Description of the task
Write every line out verbatim and omit the pictures.
%%
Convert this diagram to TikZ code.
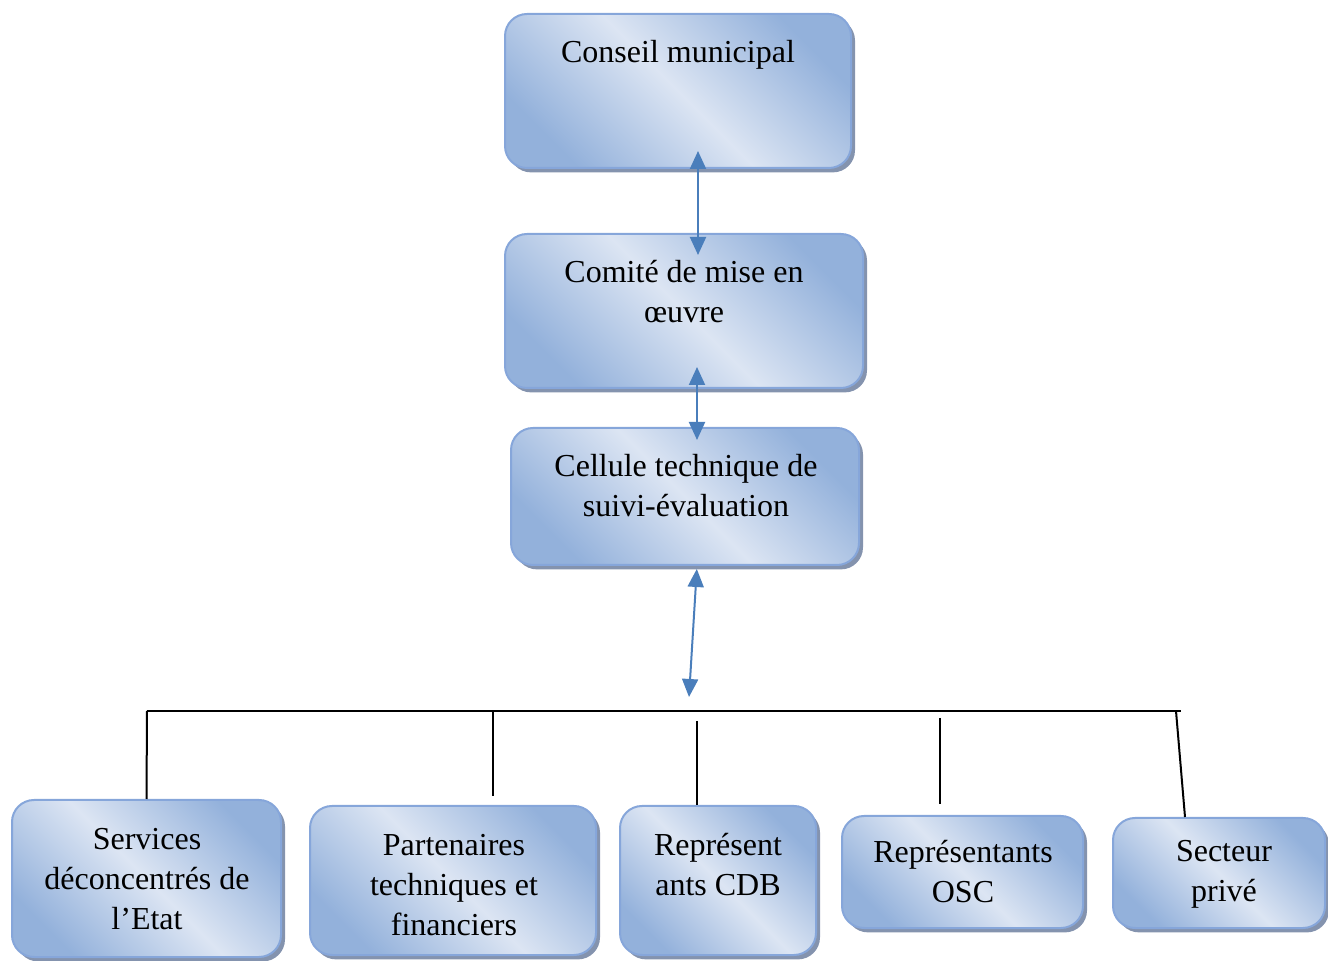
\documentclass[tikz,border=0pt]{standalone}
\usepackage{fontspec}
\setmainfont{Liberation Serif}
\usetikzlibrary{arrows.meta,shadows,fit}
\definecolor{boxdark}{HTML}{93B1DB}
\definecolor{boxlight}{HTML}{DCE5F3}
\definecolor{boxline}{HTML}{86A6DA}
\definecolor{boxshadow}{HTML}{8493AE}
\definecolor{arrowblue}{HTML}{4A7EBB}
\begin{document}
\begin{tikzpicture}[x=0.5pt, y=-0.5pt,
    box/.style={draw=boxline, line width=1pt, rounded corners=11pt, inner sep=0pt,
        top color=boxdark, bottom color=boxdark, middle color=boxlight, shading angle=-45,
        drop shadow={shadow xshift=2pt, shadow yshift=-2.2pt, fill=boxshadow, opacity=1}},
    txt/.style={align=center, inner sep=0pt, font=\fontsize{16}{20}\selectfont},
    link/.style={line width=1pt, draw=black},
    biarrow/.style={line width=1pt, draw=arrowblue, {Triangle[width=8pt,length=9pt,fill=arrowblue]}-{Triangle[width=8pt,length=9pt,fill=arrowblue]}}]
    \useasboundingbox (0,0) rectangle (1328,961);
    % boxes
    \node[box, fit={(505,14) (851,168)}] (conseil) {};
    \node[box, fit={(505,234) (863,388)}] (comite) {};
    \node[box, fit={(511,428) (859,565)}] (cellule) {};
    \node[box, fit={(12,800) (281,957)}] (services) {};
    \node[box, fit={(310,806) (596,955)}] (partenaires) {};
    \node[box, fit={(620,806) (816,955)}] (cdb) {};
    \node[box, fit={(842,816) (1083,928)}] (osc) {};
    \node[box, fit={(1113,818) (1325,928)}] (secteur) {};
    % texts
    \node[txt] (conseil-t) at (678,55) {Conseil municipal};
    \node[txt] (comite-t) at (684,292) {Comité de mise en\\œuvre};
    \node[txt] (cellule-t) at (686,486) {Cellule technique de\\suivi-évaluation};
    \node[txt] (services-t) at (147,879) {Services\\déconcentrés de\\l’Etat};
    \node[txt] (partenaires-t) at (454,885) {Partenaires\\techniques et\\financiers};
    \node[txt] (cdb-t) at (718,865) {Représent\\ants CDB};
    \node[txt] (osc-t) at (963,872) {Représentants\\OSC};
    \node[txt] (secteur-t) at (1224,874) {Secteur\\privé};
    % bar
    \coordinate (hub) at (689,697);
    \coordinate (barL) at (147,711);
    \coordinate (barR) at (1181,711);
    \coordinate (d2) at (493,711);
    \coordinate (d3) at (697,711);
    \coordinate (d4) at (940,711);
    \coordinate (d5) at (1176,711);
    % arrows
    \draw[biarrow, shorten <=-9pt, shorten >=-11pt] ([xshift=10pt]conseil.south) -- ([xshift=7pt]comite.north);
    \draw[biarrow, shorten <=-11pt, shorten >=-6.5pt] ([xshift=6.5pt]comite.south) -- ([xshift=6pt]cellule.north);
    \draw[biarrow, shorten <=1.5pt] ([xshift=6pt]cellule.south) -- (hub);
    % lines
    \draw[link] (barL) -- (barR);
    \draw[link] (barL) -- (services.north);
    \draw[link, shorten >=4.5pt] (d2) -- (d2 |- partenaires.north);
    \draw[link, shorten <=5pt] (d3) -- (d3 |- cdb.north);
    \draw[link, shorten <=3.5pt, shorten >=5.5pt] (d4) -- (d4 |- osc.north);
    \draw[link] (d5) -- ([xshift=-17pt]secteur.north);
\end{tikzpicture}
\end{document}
%%
Solution to this task
Convert this diagram to TikZ code.
\documentclass[tikz,border=0pt]{standalone}
\usepackage{fontspec}
\setmainfont{Liberation Serif}
\usetikzlibrary{arrows.meta,shadows,fit}
\definecolor{boxdark}{HTML}{93B1DB}
\definecolor{boxlight}{HTML}{DCE5F3}
\definecolor{boxline}{HTML}{86A6DA}
\definecolor{boxshadow}{HTML}{8493AE}
\definecolor{arrowblue}{HTML}{4A7EBB}
\begin{document}
\begin{tikzpicture}[x=0.5pt, y=-0.5pt,
    box/.style={draw=boxline, line width=1pt, rounded corners=11pt, inner sep=0pt,
        top color=boxdark, bottom color=boxdark, middle color=boxlight, shading angle=-45,
        drop shadow={shadow xshift=2pt, shadow yshift=-2.2pt, fill=boxshadow, opacity=1}},
    txt/.style={align=center, inner sep=0pt, font=\fontsize{16}{20}\selectfont},
    link/.style={line width=1pt, draw=black},
    biarrow/.style={line width=1pt, draw=arrowblue, {Triangle[width=8pt,length=9pt,fill=arrowblue]}-{Triangle[width=8pt,length=9pt,fill=arrowblue]}}]
    \useasboundingbox (0,0) rectangle (1328,961);
    % boxes
    \node[box, fit={(505,14) (851,168)}] (conseil) {};
    \node[box, fit={(505,234) (863,388)}] (comite) {};
    \node[box, fit={(511,428) (859,565)}] (cellule) {};
    \node[box, fit={(12,800) (281,957)}] (services) {};
    \node[box, fit={(310,806) (596,955)}] (partenaires) {};
    \node[box, fit={(620,806) (816,955)}] (cdb) {};
    \node[box, fit={(842,816) (1083,928)}] (osc) {};
    \node[box, fit={(1113,818) (1325,928)}] (secteur) {};
    % texts
    \node[txt] (conseil-t) at (678,55) {Conseil municipal};
    \node[txt] (comite-t) at (684,292) {Comité de mise en\\œuvre};
    \node[txt] (cellule-t) at (686,486) {Cellule technique de\\suivi-évaluation};
    \node[txt] (services-t) at (147,879) {Services\\déconcentrés de\\l’Etat};
    \node[txt] (partenaires-t) at (454,885) {Partenaires\\techniques et\\financiers};
    \node[txt] (cdb-t) at (718,865) {Représent\\ants CDB};
    \node[txt] (osc-t) at (963,872) {Représentants\\OSC};
    \node[txt] (secteur-t) at (1224,874) {Secteur\\privé};
    % bar
    \coordinate (hub) at (689,697);
    \coordinate (barL) at (147,711);
    \coordinate (barR) at (1181,711);
    \coordinate (d2) at (493,711);
    \coordinate (d3) at (697,711);
    \coordinate (d4) at (940,711);
    \coordinate (d5) at (1176,711);
    % arrows
    \draw[biarrow, shorten <=-9pt, shorten >=-11pt] ([xshift=10pt]conseil.south) -- ([xshift=7pt]comite.north);
    \draw[biarrow, shorten <=-11pt, shorten >=-6.5pt] ([xshift=6.5pt]comite.south) -- ([xshift=6pt]cellule.north);
    \draw[biarrow, shorten <=1.5pt] ([xshift=6pt]cellule.south) -- (hub);
    % lines
    \draw[link] (barL) -- (barR);
    \draw[link] (barL) -- (services.north);
    \draw[link, shorten >=4.5pt] (d2) -- (d2 |- partenaires.north);
    \draw[link, shorten <=5pt] (d3) -- (d3 |- cdb.north);
    \draw[link, shorten <=3.5pt, shorten >=5.5pt] (d4) -- (d4 |- osc.north);
    \draw[link] (d5) -- ([xshift=-17pt]secteur.north);
\end{tikzpicture}
\end{document}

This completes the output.